Voyez-vous de quoi je parle ? Le titre ne vous semble toujours pas explicite ? Bon… précisons alors un peu le problème. Le fameux Ardoise a été mis en doute et surtout mis sur le devant de la scène à cause de la présence de mentions sur la sexualité des personnes fichées, leur obédience ou bien leur appartenance syndicale. Là déjà c’est autrement plus « douteux » qu’un simple principe de pouvoir rapprocher criminels et délits potentiels ! Allons plus loin : Ardoise contiendrait donc des informations du genre « homosexuel », « transsexuel », « handicapé », « sans domicile fixe », « personne se livrant à la prostitution », « travesti », « relation habituelle avec personne prostituée », « personne atteinte de troubles psychologiques », « usager de stupéfiants », « permanent syndical ». Conséquence ? Un niveau de fichage que la France n’a connue (officiellement) que du temps de l’occupation avec les fiches de la Gestapo. Ca y est ? Vous tremblez ? Mes pauvres lecteurs, vous avez sûrement l’impression que j’agite un épouvantail malsain histoire de prôner la liberté d’opinion et bien entendu me refuser à être un matricule… hélas non, je me dois de me récrier car dans l’absolu je ne saurais contester la nécessité d’un certain nombre d’outils pour les forces de l’ordre. Là où cela coince c’est avant tout sur l’usage qui est fait de tels dispositifs.

Revenons un peu sur les fiches des délinquants sexuels. Qu’est-ce qu’un délinquant sexuel ? Si l’on me dit violeur, pédophile, agression de tout ordre ayant un trait au sexe là oui je ne peux qu’accepter que de tels individus potentiellement récidivistes (c’est d’ailleurs le plus fort taux de récidive parmi les crimes recensés) soient listés et correctement identifiés. A présent, si l’homosexualité devient un « crime » vu le puritanisme qui va bon train, à quand les fétichistes, les SM et autres « déviants » en microfiches ? Ce que je crains ce n’est pas tant que l’on se dote d’un outil efficace pour la traque de la criminalité, c’est avant tout qu’on puisse l’en détourner justement ! Si l’on ajoute les mentions déjà condamnables de Ardoise à celles présentes dans le fichier des délinquants (emprunte ADN pour information essentielle), m’est avis qu’il sera alors plus simple de pister n’importe qui… n’importe où.
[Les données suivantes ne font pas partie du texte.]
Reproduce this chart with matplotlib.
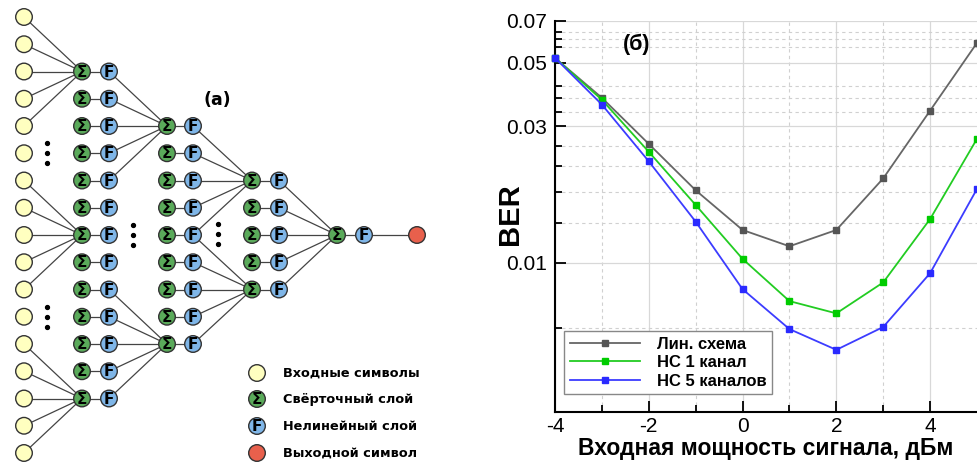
import matplotlib
matplotlib.use("Agg")
import matplotlib.pyplot as plt
from matplotlib.patches import Circle
from matplotlib.ticker import FixedLocator, FixedFormatter, NullFormatter

plt.rcParams["axes.unicode_minus"] = False

# BER vs input power
power = [-4, -3, -2, -1, 0, 1, 2, 3, 4, 5]
ber_lin = [0.052, 0.0377, 0.0260, 0.0179, 0.0130, 0.0114, 0.0130, 0.0197, 0.0340, 0.0587]
ber_nn1 = [0.052, 0.0371, 0.0244, 0.0159, 0.0103, 0.00733, 0.00664, 0.00852, 0.0142, 0.0271]
ber_nn5 = [0.052, 0.0357, 0.0226, 0.0139, 0.00807, 0.00585, 0.00495, 0.00595, 0.00918, 0.0181]
series_names = ["Лин. схема", "НС 1 канал", "НС 5 каналов"]

y_major = [0.01, 0.03, 0.05, 0.07]
y_labels = ["0.01", "0.03", "0.05", "0.07"]
y_minor = [0.0059, 0.0138, 0.0177, 0.0218, 0.0255, 0.0335, 0.0377, 0.0415, 0.0568, 0.0605, 0.064]

legend_names = ["Входные символы", "Свёрточный слой", "Нелинейный слой", "Выходной символ"]

# network structure (rows on a 17-row grid)
n_inputs = 17
layer_rows = [list(range(2, 15)), list(range(4, 13)), list(range(6, 11)), [8]]
# for each layer: (target row, source rows of previous layer)
layer_links = [
    [(2, [0, 1, 2, 3, 4]), (8, [6, 7, 8, 9, 10]), (14, [12, 13, 14, 15, 16])],
    [(4, [2, 3, 4, 5, 6]), (12, [10, 11, 12, 13, 14])],
    [(6, [4, 5, 6, 7, 8]), (10, [8, 9, 10, 11, 12])],
    [(8, [6, 7, 8, 9, 10])],
]

C_IN = "#ffffc0"
C_SUM = "#5aaa5a"
C_F = "#7fb6e8"
C_OUT = "#e8604c"
EDGE = "#333333"

fig = plt.figure(figsize=(9.77, 4.63), dpi=100)

# ---------- left: network diagram ----------
ax_d = fig.add_axes([0, 0, 500 / 977, 1])
ax_d.set_xlim(0, 500)
ax_d.set_ylim(463, 0)
ax_d.axis("off")

x_in = 24
x_sum = [82, 167, 252, 337]
x_f = [109, 193, 279, 364]
x_out = 417
R = 8.3


def row_y(r):
    return 17 + 27.25 * r


def node(x, y, color, sym=None):
    ax_d.add_patch(Circle((x, y), R, facecolor=color, edgecolor=EDGE, lw=1.0, zorder=3))
    if sym:
        ax_d.text(x, y + 0.6, sym, ha="center", va="center", fontsize=11,
                  fontweight="bold", family="DejaVu Sans", zorder=4)


def link(x0, y0, x1, y1):
    ax_d.plot([x0, x1], [y0, y1], color="#444444", lw=0.9, zorder=1)


for r in range(n_inputs):
    node(x_in, row_y(r), C_IN)

prev_x = x_in
for li, rows in enumerate(layer_rows):
    for r in rows:
        node(x_sum[li], row_y(r), C_SUM, "Σ")
        node(x_f[li], row_y(r), C_F, "F")
        link(x_sum[li], row_y(r), x_f[li], row_y(r))
    for tgt, srcs in layer_links[li]:
        for s in srcs:
            link(prev_x, row_y(s), x_sum[li], row_y(tgt))
    prev_x = x_f[li]

node(x_out, row_y(8), C_OUT)
link(x_f[3], row_y(8), x_out, row_y(8))

for dx, dy in [(47, 153), (47, 317), (133, 235), (218, 234)]:
    for k in (-10, 0, 10):
        ax_d.plot(dx, dy + k, "o", color="black", ms=2.8, zorder=2)

ax_d.text(217, 100, "(а)", ha="center", va="center", fontsize=12.5,
          fontweight="bold", family="DejaVu Sans")

leg_y = [373, 399, 426, 453]
leg_col = [C_IN, C_SUM, C_F, C_OUT]
leg_sym = [None, "Σ", "F", None]
for yy, cc, ss, tt in zip(leg_y, leg_col, leg_sym, legend_names):
    node(257, yy, cc, ss)
    ax_d.text(283, yy, tt, ha="left", va="center", fontsize=9.3,
              fontweight="bold", family="DejaVu Sans")

# ---------- right: BER plot ----------
ax = fig.add_axes([555 / 977, 51 / 463, 422 / 977, 391 / 463])
ax.set_yscale("log")

ax.plot(power, ber_lin, "-s", color="#666666", mfc="#555555", mec="#555555",
        lw=1.3, ms=5, label=series_names[0], clip_on=False, zorder=5)
ax.plot(power, ber_nn1, "-s", color="#22cc22", mfc="#00cc00", mec="#00cc00",
        lw=1.3, ms=5, label=series_names[1], clip_on=False, zorder=5)
ax.plot(power, ber_nn5, "-s", color="#3c3cff", mfc="#2a2aff", mec="#2a2aff",
        lw=1.3, ms=5, label=series_names[2], clip_on=False, zorder=5)

ax.set_xlim(-4, 5)
ax.set_ylim(0.003, 0.07)

ax.xaxis.set_major_locator(FixedLocator([-4, -2, 0, 2, 4]))
ax.xaxis.set_major_formatter(FixedFormatter(["-4", "-2", "0", "2", "4"]))
ax.xaxis.set_minor_locator(FixedLocator([-3, -1, 1, 3]))
ax.yaxis.set_major_locator(FixedLocator(y_major))
ax.yaxis.set_major_formatter(FixedFormatter(y_labels))
ax.yaxis.set_minor_locator(FixedLocator(y_minor))
ax.yaxis.set_minor_formatter(NullFormatter())

ax.grid(True, which="major", color="#d8d8d8", lw=0.9, ls="-")
ax.grid(True, which="minor", color="#d0d0d0", lw=0.8, ls=(0, (3, 3)))
ax.set_axisbelow(True)

ax.tick_params(which="both", direction="in", width=1.3, colors="black",
               labelsize=15, labelfontfamily="Liberation Sans")
ax.tick_params(which="major", length=8)
ax.tick_params(which="minor", length=5)
ax.tick_params(axis="y", pad=6)

for sp in ["top", "right"]:
    ax.spines[sp].set_visible(False)
for sp in ["left", "bottom"]:
    ax.spines[sp].set_linewidth(1.5)

ax.set_ylabel("BER", fontsize=21, fontweight="bold", family="Liberation Sans")
ax.yaxis.set_label_coords(-0.073, 0.506)
ax.set_xlabel("Входная мощность сигнала, дБм", fontsize=16.5, fontweight="bold",
              family="Liberation Sans", labelpad=1)

ax.text(0.194, 0.941, "(б)", transform=ax.transAxes, ha="center", va="center",
        fontsize=15.5, fontweight="bold", family="Liberation Sans")

leg = ax.legend(loc="lower left", bbox_to_anchor=(0.022, 0.045), frameon=True,
                fancybox=False, edgecolor="#888888", framealpha=1,
                prop={"family": "Liberation Sans", "weight": "bold", "size": 12},
                handlelength=4.2, borderpad=0.35, labelspacing=0.2,
                handletextpad=1.0, borderaxespad=0)
leg.get_frame().set_linewidth(1.0)

fig.savefig("out.png", dpi=100)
Ce que je conteste donc c’est l’aberration latente qui ne saurait trop traîner : sous prétexte d’une terminologie criminelle tous nous serons susceptibles d’être interrogés et donc traqués sous prétexte que la machine nous aura sorti dans une liste de « suspects potentiels ». L’ordinateur serait big brother ? Contrairement à George Orwell je ne vois pas la machine prendre de décision par elle-même, les critères entrés étant à l’appréciation des enquêteurs. C’est dans la même essence que l’on peut dire qu’un fichier médical est une bonne chose, mais qu’il pourrait devenir quelque chose de dangereux si l’on s’en servait pour lister les handicapés mentaux ou les malades du SIDA par exemple.

Si je suis plutôt circonspect sur les tenants et aboutissants de ces applications, je suis tout aussi inquiet sur la dérive de nos institutions qui tendent à de plus en plus de moyens de rétention de la population. Entre
la Schutzhaft que j’ai décriée il y a quelques temps (cliquer sur le mot pour relire l’article en question) et cette véritable incertitude concernant la protection de notre liberté la plus élémentaire d’être quelqu’un, je n’ai que peu de charité pour ceux qui revendiquent la nécessité de cet arsenal judiciaire. Certes, tout état de droit a le devoir de protéger sa population, mais doit-elle le faire envers et contre tout ? Nous infantilisons notre relation à l’état, et d’électeurs à élus nous allons vers une relation paternaliste peu propice à la réflexion. Hier j’ai râlé contre la propagande de nos médias, aujourd’hui je râle contre le fait que nous taisons ces atteintes à nos fondamentaux. Vous voulez rester aveugles à ces dangers ? Qu’importe, la littérature dite de science fiction (merci 1984 !) saura devenir réalité… Tôt ou tard.